**TASK INSTRUCTIONS:**
Write out again exactly the lines from the one containing "What matplotlib code" through the one containing "0.96, 0.98, 1.00, 1.02, 1.04, 1.06, 1.08]", both included, and omit the pictures.

[Plotting code records]
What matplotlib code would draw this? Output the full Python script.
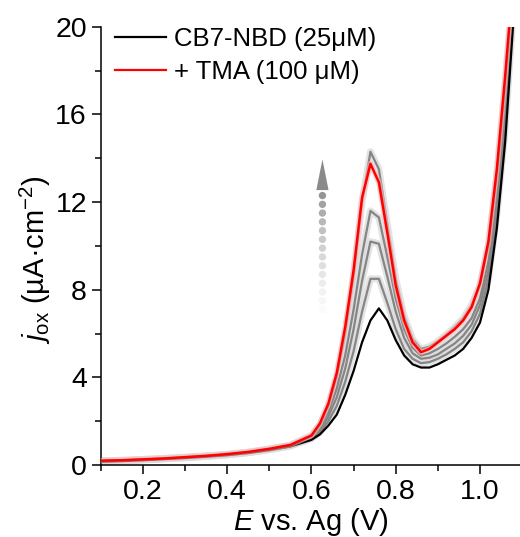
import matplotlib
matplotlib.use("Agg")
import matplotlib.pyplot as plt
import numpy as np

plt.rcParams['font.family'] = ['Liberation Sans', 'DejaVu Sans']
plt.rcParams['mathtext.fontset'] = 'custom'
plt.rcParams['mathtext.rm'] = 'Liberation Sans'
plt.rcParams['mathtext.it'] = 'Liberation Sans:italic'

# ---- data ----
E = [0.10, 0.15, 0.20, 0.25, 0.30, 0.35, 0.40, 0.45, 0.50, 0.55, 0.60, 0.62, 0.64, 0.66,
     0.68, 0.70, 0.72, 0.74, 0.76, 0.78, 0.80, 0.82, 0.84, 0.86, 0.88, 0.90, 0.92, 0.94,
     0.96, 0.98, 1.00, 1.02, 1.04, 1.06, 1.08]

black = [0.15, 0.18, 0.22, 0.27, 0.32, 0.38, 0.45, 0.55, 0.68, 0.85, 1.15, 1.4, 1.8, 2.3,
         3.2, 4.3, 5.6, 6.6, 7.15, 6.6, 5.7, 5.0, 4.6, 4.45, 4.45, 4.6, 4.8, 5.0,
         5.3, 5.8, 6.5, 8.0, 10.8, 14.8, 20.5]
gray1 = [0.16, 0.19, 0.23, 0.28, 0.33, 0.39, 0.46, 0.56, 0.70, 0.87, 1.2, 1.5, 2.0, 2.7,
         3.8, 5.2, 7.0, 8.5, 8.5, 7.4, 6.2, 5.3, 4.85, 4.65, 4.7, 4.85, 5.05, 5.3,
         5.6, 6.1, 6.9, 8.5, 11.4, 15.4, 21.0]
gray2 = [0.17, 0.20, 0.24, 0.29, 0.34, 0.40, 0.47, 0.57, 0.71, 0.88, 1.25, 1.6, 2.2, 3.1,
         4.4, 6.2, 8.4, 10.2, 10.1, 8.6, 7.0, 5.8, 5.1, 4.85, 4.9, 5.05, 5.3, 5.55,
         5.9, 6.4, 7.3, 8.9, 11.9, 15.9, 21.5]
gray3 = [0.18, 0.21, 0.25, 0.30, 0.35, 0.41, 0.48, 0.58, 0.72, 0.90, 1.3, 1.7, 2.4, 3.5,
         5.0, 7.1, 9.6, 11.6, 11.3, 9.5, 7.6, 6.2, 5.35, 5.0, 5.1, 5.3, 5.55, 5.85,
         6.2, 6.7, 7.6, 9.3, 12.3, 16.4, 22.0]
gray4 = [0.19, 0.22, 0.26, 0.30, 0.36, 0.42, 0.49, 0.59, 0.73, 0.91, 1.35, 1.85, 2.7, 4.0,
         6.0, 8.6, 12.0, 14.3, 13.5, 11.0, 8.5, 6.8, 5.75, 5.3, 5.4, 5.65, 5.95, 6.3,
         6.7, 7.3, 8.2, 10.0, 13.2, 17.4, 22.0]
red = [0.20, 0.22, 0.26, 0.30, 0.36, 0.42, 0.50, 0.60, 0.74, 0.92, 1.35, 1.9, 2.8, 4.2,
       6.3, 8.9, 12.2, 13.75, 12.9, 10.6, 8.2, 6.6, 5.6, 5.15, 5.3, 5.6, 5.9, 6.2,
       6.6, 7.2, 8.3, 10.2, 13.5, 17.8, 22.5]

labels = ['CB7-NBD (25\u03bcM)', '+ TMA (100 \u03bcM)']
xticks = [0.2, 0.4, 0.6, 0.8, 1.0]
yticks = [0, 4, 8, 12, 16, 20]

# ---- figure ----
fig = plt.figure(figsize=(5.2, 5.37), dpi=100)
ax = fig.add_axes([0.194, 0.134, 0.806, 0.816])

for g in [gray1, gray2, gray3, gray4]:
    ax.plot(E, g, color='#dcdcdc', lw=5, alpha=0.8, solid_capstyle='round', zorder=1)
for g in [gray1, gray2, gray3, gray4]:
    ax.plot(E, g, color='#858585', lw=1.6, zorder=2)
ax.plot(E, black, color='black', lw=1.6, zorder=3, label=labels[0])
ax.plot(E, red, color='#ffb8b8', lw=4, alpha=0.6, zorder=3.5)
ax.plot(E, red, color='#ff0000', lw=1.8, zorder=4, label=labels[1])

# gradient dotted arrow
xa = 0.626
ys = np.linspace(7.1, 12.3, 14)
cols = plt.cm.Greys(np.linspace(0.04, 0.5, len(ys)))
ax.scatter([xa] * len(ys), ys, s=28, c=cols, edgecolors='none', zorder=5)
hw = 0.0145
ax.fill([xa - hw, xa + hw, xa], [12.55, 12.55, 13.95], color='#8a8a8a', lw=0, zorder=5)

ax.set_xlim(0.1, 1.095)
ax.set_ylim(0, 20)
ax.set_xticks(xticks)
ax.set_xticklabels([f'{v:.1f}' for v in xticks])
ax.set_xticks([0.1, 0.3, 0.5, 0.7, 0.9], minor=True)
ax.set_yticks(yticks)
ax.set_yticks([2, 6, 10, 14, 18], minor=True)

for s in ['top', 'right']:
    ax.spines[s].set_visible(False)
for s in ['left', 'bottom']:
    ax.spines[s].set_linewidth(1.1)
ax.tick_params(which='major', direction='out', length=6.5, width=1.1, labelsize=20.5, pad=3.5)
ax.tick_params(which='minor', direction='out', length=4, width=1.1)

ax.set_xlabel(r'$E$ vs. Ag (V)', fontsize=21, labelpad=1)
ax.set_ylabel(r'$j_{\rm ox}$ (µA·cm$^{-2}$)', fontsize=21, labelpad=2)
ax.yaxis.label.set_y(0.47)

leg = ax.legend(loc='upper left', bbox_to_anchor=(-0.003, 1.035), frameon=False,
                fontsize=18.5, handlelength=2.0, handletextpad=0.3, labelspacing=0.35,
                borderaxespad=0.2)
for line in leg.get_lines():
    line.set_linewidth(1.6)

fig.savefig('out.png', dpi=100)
--
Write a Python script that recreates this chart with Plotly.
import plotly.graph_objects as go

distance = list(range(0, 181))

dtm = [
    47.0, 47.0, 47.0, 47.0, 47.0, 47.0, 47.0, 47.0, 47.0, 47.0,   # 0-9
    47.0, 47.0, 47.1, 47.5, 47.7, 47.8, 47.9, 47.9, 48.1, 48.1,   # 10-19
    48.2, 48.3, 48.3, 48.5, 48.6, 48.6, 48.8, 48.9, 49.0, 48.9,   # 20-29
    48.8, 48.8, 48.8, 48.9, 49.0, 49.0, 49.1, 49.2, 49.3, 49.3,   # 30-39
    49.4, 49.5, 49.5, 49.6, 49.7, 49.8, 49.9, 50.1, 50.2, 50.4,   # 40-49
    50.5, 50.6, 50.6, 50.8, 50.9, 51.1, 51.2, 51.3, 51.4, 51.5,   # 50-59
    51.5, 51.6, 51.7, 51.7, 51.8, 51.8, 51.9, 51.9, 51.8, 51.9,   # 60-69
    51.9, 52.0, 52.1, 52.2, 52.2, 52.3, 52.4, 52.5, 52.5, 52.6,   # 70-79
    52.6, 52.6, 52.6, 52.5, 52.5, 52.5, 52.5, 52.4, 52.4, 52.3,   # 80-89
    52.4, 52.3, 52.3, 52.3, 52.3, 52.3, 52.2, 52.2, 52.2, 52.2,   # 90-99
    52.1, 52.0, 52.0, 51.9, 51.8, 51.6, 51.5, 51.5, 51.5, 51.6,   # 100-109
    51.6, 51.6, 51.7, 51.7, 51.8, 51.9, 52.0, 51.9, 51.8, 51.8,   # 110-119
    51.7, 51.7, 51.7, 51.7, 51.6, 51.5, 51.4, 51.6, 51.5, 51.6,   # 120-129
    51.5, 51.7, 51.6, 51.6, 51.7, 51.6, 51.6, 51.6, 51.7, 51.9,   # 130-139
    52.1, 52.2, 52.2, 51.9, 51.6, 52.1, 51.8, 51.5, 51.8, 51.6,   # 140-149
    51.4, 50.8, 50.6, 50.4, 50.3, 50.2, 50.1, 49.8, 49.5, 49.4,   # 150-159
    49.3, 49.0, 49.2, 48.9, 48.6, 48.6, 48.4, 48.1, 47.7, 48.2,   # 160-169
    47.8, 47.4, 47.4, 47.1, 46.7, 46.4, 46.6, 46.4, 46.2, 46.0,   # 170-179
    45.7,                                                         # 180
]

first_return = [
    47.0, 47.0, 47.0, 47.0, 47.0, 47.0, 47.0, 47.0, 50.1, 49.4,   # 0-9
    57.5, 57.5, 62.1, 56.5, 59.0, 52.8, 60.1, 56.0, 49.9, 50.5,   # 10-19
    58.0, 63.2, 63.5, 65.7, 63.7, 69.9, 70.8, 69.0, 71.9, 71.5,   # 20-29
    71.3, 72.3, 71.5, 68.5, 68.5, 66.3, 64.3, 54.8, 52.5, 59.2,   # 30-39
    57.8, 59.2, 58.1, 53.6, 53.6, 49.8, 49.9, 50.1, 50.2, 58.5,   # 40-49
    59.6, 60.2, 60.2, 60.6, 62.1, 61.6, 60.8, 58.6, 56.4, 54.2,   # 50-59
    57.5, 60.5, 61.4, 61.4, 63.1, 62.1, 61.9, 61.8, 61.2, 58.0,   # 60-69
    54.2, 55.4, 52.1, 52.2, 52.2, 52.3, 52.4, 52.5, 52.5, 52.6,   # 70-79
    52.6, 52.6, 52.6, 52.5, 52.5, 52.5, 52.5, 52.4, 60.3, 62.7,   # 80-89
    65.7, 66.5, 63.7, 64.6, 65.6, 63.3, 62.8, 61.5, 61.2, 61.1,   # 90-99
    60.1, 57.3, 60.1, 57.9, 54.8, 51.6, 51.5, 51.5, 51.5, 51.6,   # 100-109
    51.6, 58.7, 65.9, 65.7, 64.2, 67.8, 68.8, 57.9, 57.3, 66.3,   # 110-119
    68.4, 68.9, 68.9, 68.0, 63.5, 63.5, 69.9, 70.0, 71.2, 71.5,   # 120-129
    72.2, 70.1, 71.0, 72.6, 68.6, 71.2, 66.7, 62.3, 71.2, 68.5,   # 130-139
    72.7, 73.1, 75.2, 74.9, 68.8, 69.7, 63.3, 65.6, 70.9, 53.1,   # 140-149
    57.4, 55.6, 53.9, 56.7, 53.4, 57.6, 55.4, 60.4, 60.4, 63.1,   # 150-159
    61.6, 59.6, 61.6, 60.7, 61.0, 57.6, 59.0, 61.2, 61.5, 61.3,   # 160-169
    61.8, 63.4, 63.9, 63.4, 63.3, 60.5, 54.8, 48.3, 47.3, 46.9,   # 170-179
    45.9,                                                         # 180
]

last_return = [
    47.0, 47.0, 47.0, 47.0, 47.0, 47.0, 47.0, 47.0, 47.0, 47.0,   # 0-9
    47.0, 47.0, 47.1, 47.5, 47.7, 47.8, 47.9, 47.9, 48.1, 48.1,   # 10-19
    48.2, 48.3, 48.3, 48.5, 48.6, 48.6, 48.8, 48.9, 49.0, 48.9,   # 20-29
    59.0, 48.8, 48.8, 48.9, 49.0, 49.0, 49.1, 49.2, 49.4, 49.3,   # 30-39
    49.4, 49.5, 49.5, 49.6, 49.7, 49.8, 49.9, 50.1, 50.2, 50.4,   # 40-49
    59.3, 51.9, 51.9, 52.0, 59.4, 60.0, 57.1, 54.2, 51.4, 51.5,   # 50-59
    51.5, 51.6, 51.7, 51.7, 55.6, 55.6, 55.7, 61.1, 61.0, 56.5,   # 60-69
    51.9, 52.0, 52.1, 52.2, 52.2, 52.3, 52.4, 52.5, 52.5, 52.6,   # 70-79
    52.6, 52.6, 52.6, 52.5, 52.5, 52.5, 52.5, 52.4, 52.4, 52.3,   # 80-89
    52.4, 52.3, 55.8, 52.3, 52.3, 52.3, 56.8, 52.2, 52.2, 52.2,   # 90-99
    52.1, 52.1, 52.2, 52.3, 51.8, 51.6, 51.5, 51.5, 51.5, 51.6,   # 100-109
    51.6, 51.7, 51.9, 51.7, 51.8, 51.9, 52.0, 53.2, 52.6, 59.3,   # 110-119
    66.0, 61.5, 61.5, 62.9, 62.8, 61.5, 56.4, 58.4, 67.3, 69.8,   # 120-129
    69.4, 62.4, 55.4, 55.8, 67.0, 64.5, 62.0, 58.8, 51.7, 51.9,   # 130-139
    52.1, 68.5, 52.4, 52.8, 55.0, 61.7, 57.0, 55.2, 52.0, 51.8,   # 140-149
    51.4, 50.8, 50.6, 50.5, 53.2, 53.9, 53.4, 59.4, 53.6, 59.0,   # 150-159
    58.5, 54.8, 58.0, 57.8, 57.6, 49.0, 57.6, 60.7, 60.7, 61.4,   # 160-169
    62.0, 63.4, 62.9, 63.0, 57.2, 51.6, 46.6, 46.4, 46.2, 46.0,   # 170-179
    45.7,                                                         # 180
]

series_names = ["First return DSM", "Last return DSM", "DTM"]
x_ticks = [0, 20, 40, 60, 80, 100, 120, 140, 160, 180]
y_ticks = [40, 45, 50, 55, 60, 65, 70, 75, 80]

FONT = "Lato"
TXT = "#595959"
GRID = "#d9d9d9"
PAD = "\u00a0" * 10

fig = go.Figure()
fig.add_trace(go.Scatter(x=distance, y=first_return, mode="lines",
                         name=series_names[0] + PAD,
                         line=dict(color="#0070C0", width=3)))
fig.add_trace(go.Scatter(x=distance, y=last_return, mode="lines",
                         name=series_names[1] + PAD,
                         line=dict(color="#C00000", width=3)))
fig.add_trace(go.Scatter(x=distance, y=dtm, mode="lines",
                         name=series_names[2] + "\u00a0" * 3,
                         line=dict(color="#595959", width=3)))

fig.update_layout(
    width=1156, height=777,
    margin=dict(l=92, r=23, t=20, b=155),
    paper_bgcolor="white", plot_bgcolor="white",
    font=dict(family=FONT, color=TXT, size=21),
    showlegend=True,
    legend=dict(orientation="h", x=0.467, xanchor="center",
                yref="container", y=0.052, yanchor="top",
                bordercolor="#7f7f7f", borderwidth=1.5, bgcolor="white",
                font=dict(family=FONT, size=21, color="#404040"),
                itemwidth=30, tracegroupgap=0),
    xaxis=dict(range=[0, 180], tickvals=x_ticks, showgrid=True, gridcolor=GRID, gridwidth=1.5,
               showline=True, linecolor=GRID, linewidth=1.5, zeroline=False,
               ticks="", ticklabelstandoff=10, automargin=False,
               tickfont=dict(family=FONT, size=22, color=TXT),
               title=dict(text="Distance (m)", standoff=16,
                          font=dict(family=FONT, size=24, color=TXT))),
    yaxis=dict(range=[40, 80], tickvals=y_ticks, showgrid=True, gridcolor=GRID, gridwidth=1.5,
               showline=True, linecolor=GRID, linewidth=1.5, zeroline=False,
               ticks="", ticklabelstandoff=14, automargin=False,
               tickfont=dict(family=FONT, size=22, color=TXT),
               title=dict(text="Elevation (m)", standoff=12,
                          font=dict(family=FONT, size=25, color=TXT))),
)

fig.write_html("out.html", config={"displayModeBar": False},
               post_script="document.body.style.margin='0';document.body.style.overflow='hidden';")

**RESPONSE:**
What matplotlib code would draw this? Output the full Python script.
import matplotlib
matplotlib.use("Agg")
import matplotlib.pyplot as plt
import numpy as np

plt.rcParams['font.family'] = ['Liberation Sans', 'DejaVu Sans']
plt.rcParams['mathtext.fontset'] = 'custom'
plt.rcParams['mathtext.rm'] = 'Liberation Sans'
plt.rcParams['mathtext.it'] = 'Liberation Sans:italic'

# ---- data ----
E = [0.10, 0.15, 0.20, 0.25, 0.30, 0.35, 0.40, 0.45, 0.50, 0.55, 0.60, 0.62, 0.64, 0.66,
     0.68, 0.70, 0.72, 0.74, 0.76, 0.78, 0.80, 0.82, 0.84, 0.86, 0.88, 0.90, 0.92, 0.94,
     0.96, 0.98, 1.00, 1.02, 1.04, 1.06, 1.08]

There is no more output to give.